Отец мой чувствовал приближение конца. В один прекрасный день, в конце апреля, ближе к вечеру мы с отцом прогуливались по улицам Афин. Между мною и отцом, несмотря на глубокую привязанность, существовала некая дистанция, видимая холодность, точнее стыдливая сдержанность, мешавшая свободному излиянию чувств, свойственному обыкновенным людям. Мы шли молча, город окутывали сумерки. Я следовал по левую сторону от отца; в какой-то момент он взял меня за плечи и я почувствовал тяжесть его большой руки. Растерянный и смущенный, я попытался понять причину столь неожиданного проявления чувств, и тогда отец произнес: «Моя жизнь подходит к концу, твоя же едва начинается». Мы вернулись домой, не сказав друг другу больше ни слова.
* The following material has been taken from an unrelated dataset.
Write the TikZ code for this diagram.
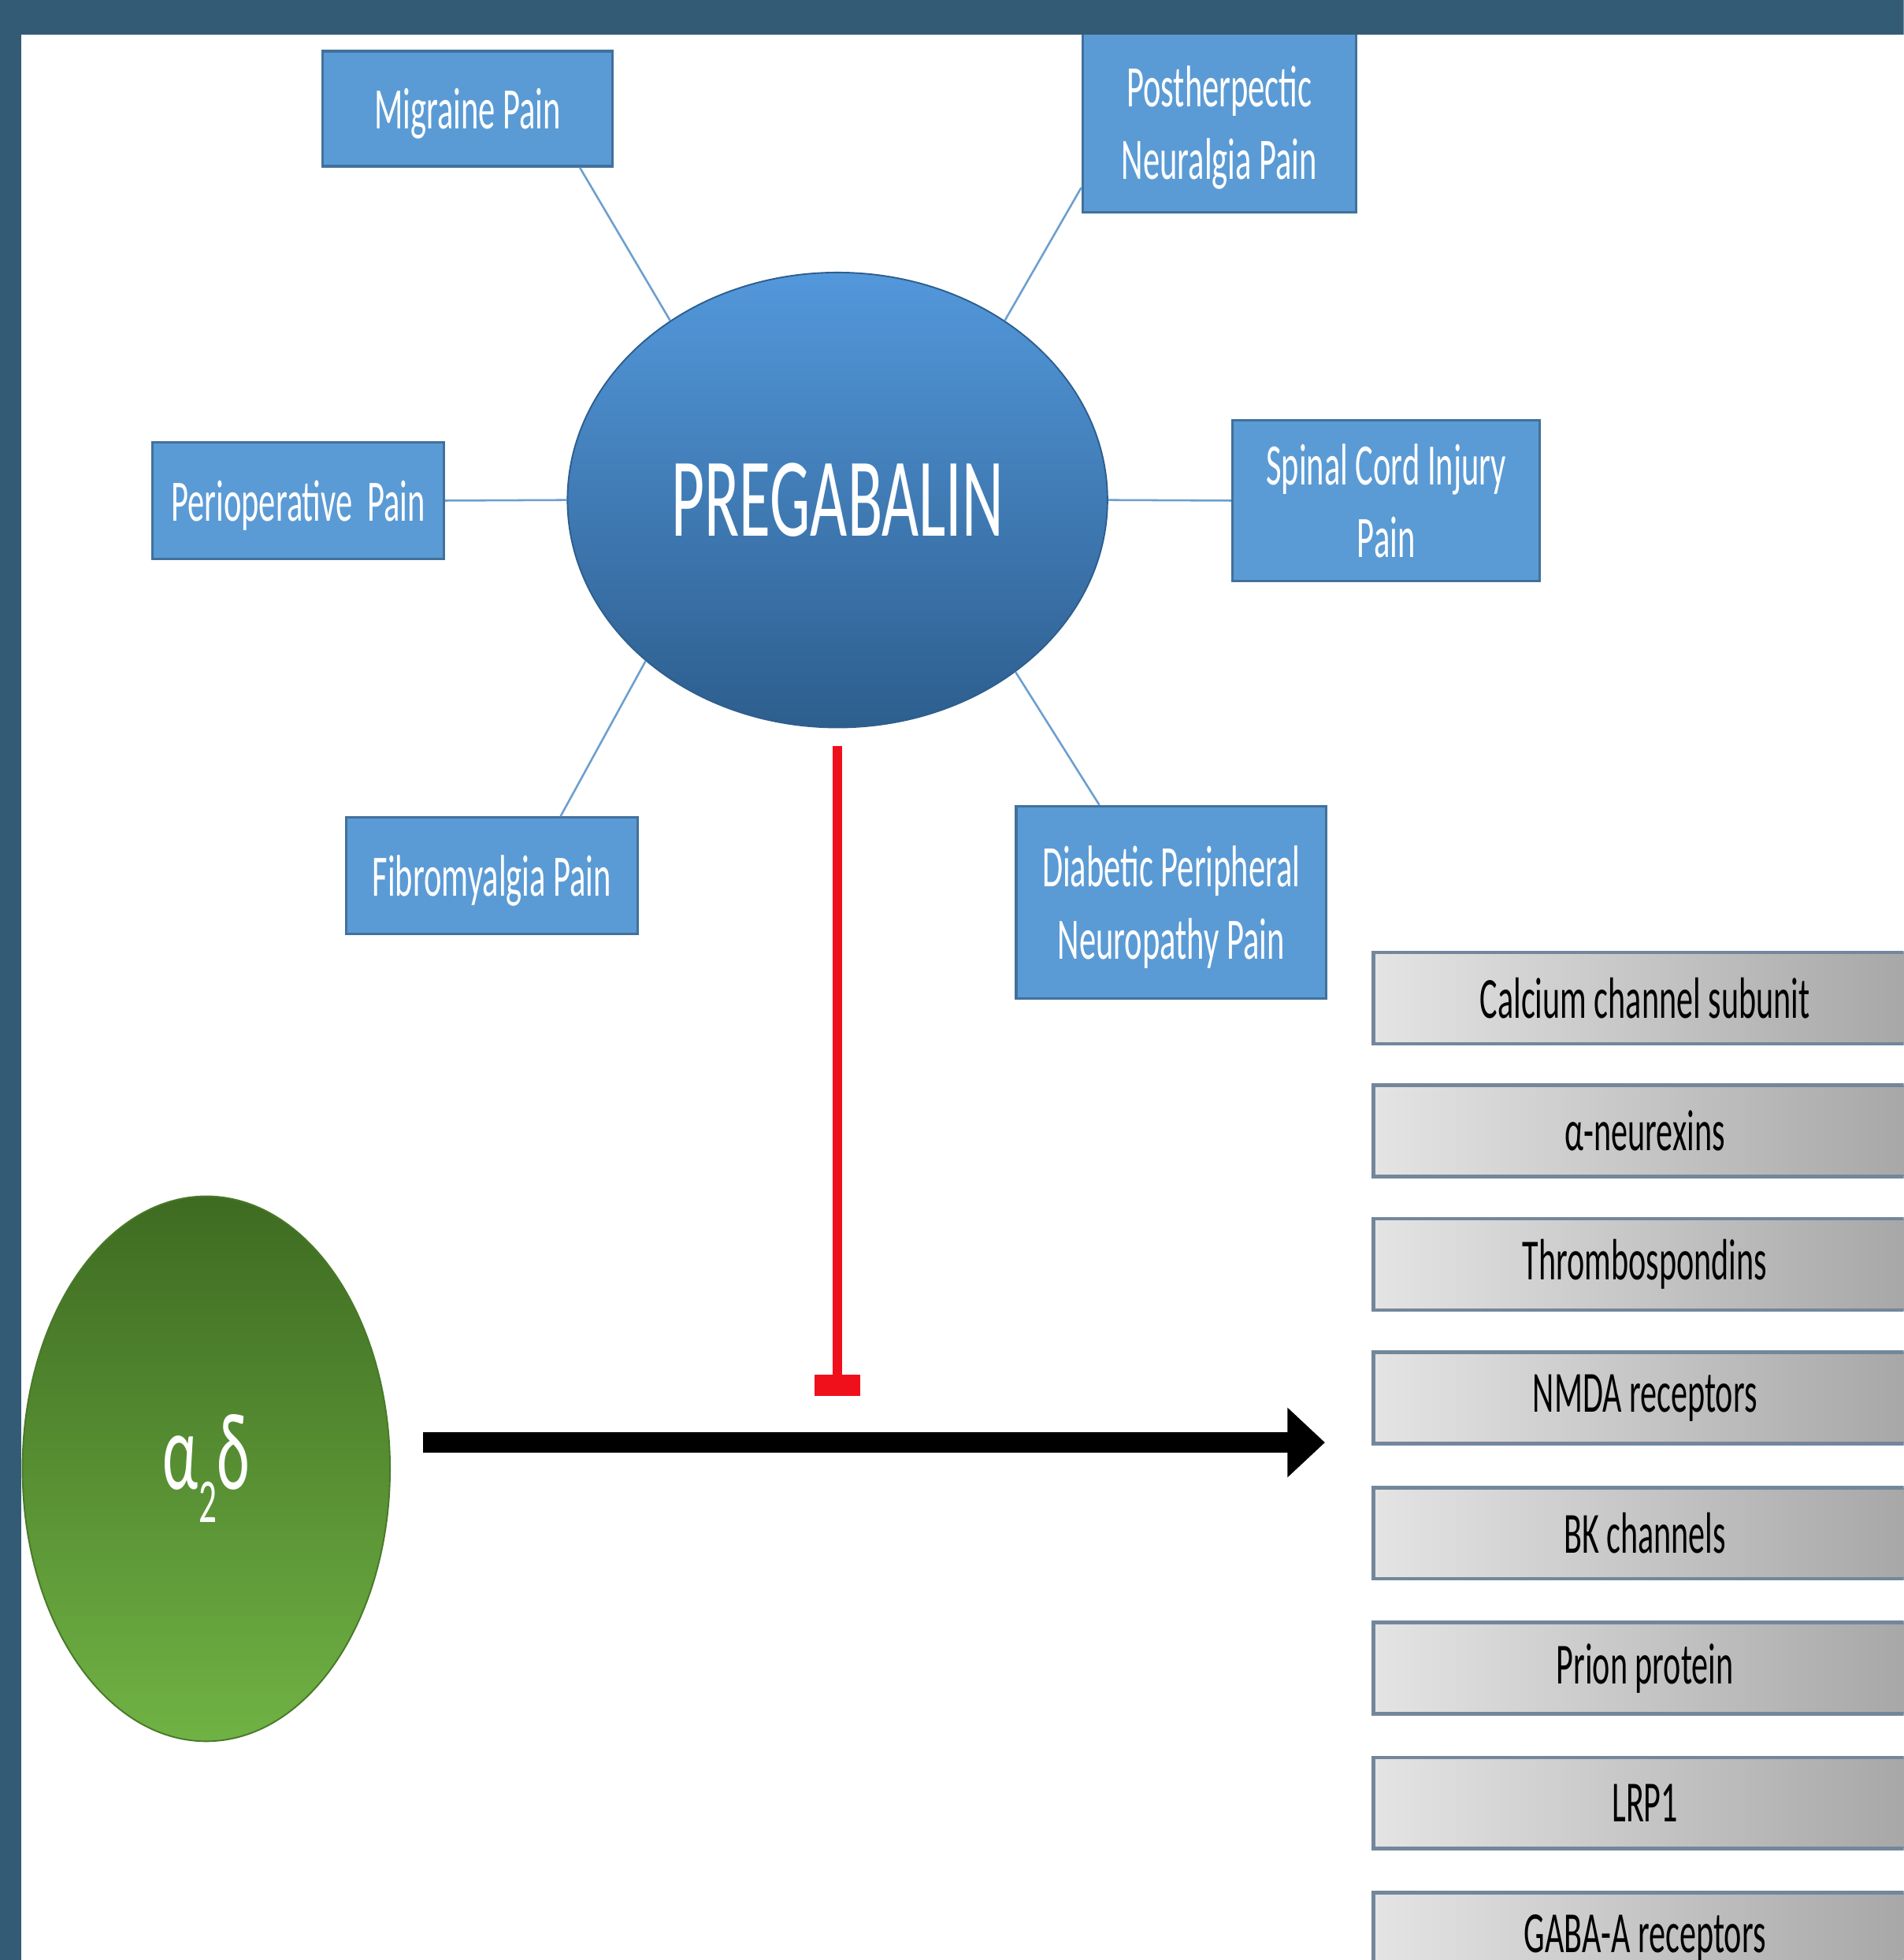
\documentclass[tikz,border=0pt]{standalone}
\usepackage{fontspec}
\newfontfamily\calfont[FakeStretch=0.57]{Carlito}
\usetikzlibrary{arrows.meta,shapes.geometric,calc}
\definecolor{frameblue}{HTML}{335B75}
\definecolor{boxblue}{HTML}{5B9BD5}
\definecolor{boxedge}{HTML}{41719C}
\definecolor{linkblue}{HTML}{6A9FCF}
\definecolor{pregtop}{HTML}{5398DB}
\definecolor{pregbot}{HTML}{2D5E8E}
\definecolor{greentop}{HTML}{3E6B21}
\definecolor{greenbot}{HTML}{70B244}
\definecolor{grayleft}{HTML}{E4E4E4}
\definecolor{grayright}{HTML}{A6A6A6}
\definecolor{grayedge}{HTML}{73879A}
\definecolor{inhibred}{HTML}{F0101C}
\tikzset{
  painbox/.style={rectangle, fill=boxblue, draw=boxedge, line width=1pt,
    text=white, align=center, inner sep=0pt, text depth=0pt,
    font=\calfont\fontsize{23.5}{29}\selectfont},
  targetbox/.style={rectangle, left color=grayleft, right color=grayright,
    draw=grayedge, line width=1.5pt, text=black, inner sep=0pt,
    minimum width=217pt, minimum height=36.5pt,
    font=\calfont\fontsize{23.3}{27}\selectfont},
  link/.style={draw=linkblue, line width=0.8pt},
}
\begin{document}
\begin{tikzpicture}[x=0.5pt,y=-0.5pt]
\useasboundingbox (0,0) rectangle (1523,1568);
\clip (0,0) rectangle (1523,1568);
\fill[white] (0,0) rectangle (1523,1568);

% pain boxes
\node[painbox, minimum width=116pt, minimum height=46pt] (mig) at (374,87) {Migraine Pain};
\node[painbox, minimum width=109.5pt, minimum height=72pt] (post) at (975.5,98) {Postherpectic\\Neuralgia Pain};
\node[painbox, minimum width=116.5pt, minimum height=46.5pt] (peri) at (238.5,400.5) {Perioperative\hspace{0.12em} Pain};
\node[painbox, minimum width=123pt, minimum height=64.5pt] (spin) at (1109,400.5) {Spinal Cord Injury\\Pain};
\node[painbox, minimum width=116.5pt, minimum height=46.5pt] (fib) at (393.5,700.5) {Fibromyalgia Pain};
\node[painbox, minimum width=124pt, minimum height=77pt] (diab) at (937,722) {Diabetic Peripheral\\Neuropathy Pain};

% central ellipse
\node[ellipse, inner sep=0pt, minimum width=216pt, minimum height=182pt,
  top color=pregtop, bottom color=pregbot, draw=pregbot, line width=0.6pt,
  text=white, font=\calfont\fontsize{45}{50}\selectfont] (preg) at (670,400) {PREGABALIN};

% connectors
\draw[link] ($(mig.south west)!0.884!(mig.south east)$) -- (preg.133);
\draw[link] ($(post.north west)!0.857!(post.south west)$) -- (preg.47.5);
\draw[link] (peri.east) -- (preg.west);
\draw[link] (preg.east) -- (spin.west);
\draw[link] ($(fib.north west)!0.734!(fib.north east)$) -- (preg.220);
\draw[link] ($(diab.north west)!0.27!(diab.north east)$) -- (preg.316);

% alpha2delta
\node[ellipse, inner sep=0pt, minimum width=147pt, minimum height=218pt,
  top color=greentop, bottom color=greenbot, draw=greentop!80!greenbot, line width=0.6pt,
  text=white, font=\calfont\fontsize{44}{48}\selectfont] (a2d) at (165,1175)
  {\raisebox{-6pt}{α\raisebox{-0.3em}{\fontsize{25}{27}\selectfont 2}δ}};

% target boxes
\node[targetbox] (t1) at (1316,798.5) {Calcium channel subunit};
\node[targetbox] (t2) at (1316,904.5) {α-neurexins};
\node[targetbox] (t3) at (1316,1011.5) {Thrombospondins};
\node[targetbox] (t4) at (1316,1118.5) {NMDA receptors};
\node[targetbox] (t5) at (1316,1226.5) {BK channels};
\node[targetbox] (t6) at (1316,1334.5) {Prion protein};
\node[targetbox] (t7) at (1316,1442.5) {LRP1};
\node[targetbox] (t8) at (1316,1550.5) {GABA-A receptors};

% inhibition
\node[rectangle, fill=inhibred, inner sep=0pt, minimum width=18.5pt, minimum height=8.5pt] (bar) at (670,1108.5) {};
\draw[inhibred, line width=4pt] ([yshift=-7pt]preg.south) -- (bar.north);

% main arrow
\coordinate (tip) at (1060,1154);
\draw[black, line width=8pt, -{Triangle[length=15pt,width=27pt]}]
  ([shift={(13pt,10.5pt)}]a2d.east) -- (tip);

% frame
\fill[frameblue] (0,0) rectangle (1523,28);
\fill[frameblue] (0,0) rectangle (17,1568);
\end{tikzpicture}
\end{document}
Отец всю дорогу держал свою руку на моем плече.
Несколько дней спустя мой отец почувствовал себя хуже и слег. Я привык к частым обострениям его болезни и не придавал этому большого значения, но на сей раз я почувствовал странное беспокойство. Ночами я просыпался и вслушивался в звуки мышей, бегавших в темноте под полом. Не знаю почему, но звуки мышей в молчании ночи восприняты были мною как дурное предзнаменование. Мой отец все время оставался в постели, состояние его не улучшалось. Однажды утром меня отправили с каким-то поручением в отдаленную часть города. Был май, день в городе Минервы стоял прекрасный. Внезапно на правой, противоположной стороне улицы на балконе первого этажа я увидел развевающийся на ветру огромный черный кусок ткани. Это было похоже на вспышку мрака в разливающемся повсюду ярком свете. Я почувствовал острую тоску, меня охватило ужасное предчувствие, что в доме, который я покинул, произошло нечто страшное. Немедленно повернув, я бросился назад. Добежав до дома, я увидел, что кто-то спешно выходит из парадной двери. Я устремился в спальную комнату отца и на лестнице столкнулся с доном Бриндизи. Тот, обхватив мои плечи, попытался увлечь меня вниз, на первый этаж, но я вырвался и побежал в спальню отца. Вбежав, первым делом я увидел там мать и брата, оба были в слезах. Я бросился к постели, на которой лежал отец: он выглядел спокойным, глаза его были закрыты. Лицо казалось безмятежным, почти счастливым, словно он, наконец, решив отдохнуть после долгого и изнурительного путешествия, погрузился в сладкий и глубокий сон.